Und wenn ich Mal da oben bin, besuche ich den Bendel 1001m, welcher für Schneeschuhtouren von Hemberg her ins Toggenburg bekannt ist. Nach 300m muss ich konstatieren, dass die Wirtschaft am Dienstag ihren verdienten Ruhetag geniesst. Kein Problem. Dann halt weiter auf dem Wanderweg über Schuflen – Horben 732m zur Brandholzbrücke hinunter. Schneller gesagt als getan. Keine Spuren. Die Stöcke kommen zum Einsatz. Beim Eindunkeln erreiche ich die Gedeckte Brandholzbrücke 657m. Baujahr 2000. Spannweite stolze 37m, Fachwerkbau auf den zwei seitlichen, doppeltem Polygonstab aufliegend. Dieselbigen ruhen auf massiven Fundamenten. Nicht vollverschalt. Dadurch kommt die wunderschöne Brückenarchitektur zur Geltung. Unter der Brücke scheint ein beliebter Badeplatz zu sein.
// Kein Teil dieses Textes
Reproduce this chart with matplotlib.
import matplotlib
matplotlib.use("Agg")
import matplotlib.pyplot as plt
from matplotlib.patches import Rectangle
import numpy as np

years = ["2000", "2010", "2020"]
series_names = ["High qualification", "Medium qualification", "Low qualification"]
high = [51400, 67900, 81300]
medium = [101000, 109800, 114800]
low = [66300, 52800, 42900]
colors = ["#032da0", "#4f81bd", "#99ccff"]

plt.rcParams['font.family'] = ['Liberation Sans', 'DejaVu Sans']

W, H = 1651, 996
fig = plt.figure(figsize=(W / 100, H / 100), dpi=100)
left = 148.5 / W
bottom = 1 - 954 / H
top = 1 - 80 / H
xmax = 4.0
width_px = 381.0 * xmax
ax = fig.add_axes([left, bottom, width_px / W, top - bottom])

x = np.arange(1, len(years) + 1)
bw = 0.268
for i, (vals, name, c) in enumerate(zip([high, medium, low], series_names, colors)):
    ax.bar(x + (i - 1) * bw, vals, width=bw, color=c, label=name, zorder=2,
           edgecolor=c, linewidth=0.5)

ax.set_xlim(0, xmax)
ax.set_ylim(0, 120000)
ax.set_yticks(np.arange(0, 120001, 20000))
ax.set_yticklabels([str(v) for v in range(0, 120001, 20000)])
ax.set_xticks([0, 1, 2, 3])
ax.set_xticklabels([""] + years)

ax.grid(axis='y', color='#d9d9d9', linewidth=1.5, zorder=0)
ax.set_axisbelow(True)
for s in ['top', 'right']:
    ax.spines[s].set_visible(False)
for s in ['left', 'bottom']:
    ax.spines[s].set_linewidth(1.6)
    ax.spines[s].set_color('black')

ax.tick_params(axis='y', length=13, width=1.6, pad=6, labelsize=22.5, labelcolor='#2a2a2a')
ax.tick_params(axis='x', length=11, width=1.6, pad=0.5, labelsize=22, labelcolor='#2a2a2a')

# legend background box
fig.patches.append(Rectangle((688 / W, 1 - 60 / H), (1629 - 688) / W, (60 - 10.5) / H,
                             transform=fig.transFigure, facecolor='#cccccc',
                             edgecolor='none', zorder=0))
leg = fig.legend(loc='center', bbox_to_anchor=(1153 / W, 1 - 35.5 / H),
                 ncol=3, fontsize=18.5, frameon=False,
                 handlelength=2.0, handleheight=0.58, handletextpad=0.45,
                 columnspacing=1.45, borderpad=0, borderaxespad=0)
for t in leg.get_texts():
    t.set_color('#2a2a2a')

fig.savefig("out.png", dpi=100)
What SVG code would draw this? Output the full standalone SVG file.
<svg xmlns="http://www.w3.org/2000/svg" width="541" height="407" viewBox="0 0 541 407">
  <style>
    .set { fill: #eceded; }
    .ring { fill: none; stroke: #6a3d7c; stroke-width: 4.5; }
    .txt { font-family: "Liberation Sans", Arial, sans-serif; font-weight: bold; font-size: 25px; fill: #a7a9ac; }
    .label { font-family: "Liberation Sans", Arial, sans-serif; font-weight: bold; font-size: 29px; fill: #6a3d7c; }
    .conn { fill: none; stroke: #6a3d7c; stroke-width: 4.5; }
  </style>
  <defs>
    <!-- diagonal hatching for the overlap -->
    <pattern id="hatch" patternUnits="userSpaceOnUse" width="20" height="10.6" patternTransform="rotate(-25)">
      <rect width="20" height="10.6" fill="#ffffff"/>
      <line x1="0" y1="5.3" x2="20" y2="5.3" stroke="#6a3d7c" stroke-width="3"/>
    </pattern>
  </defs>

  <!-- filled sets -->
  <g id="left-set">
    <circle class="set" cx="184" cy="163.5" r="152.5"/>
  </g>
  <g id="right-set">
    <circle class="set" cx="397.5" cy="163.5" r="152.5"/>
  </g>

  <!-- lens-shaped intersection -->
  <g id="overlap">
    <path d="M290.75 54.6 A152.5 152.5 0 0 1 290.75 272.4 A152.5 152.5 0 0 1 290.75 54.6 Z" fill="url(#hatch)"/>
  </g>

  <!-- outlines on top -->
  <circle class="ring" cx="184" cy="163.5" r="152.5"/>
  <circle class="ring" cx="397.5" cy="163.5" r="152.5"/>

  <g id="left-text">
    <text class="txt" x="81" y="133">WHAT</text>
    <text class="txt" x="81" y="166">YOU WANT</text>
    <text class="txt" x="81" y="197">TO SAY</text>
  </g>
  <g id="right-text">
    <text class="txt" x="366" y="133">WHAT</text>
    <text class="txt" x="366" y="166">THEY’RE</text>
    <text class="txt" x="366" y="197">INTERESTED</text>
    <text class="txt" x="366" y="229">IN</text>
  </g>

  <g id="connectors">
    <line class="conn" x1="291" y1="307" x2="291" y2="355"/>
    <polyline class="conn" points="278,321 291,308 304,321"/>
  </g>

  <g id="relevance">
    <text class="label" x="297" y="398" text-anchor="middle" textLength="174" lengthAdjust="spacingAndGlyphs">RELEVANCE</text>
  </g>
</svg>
Picknick-Platz mit Feuerstelle.
Aus meinem Brückentraum wache ich etwas unsanft auf: Der Wegweiser gibt 40 Min. zum Bahnhof Ebnat-Kappel an. Ich habe noch 39 Minuten zur Verfügung. Die Situation kommt mir irgendwie bekannt vor!?!?.... Doch ich schaffe es und erreiche rechtzeitig den Zug.
Viele Schüler sind auf dem Heimweg. Ist vielleicht auch ein junger Brückenbauer dabei?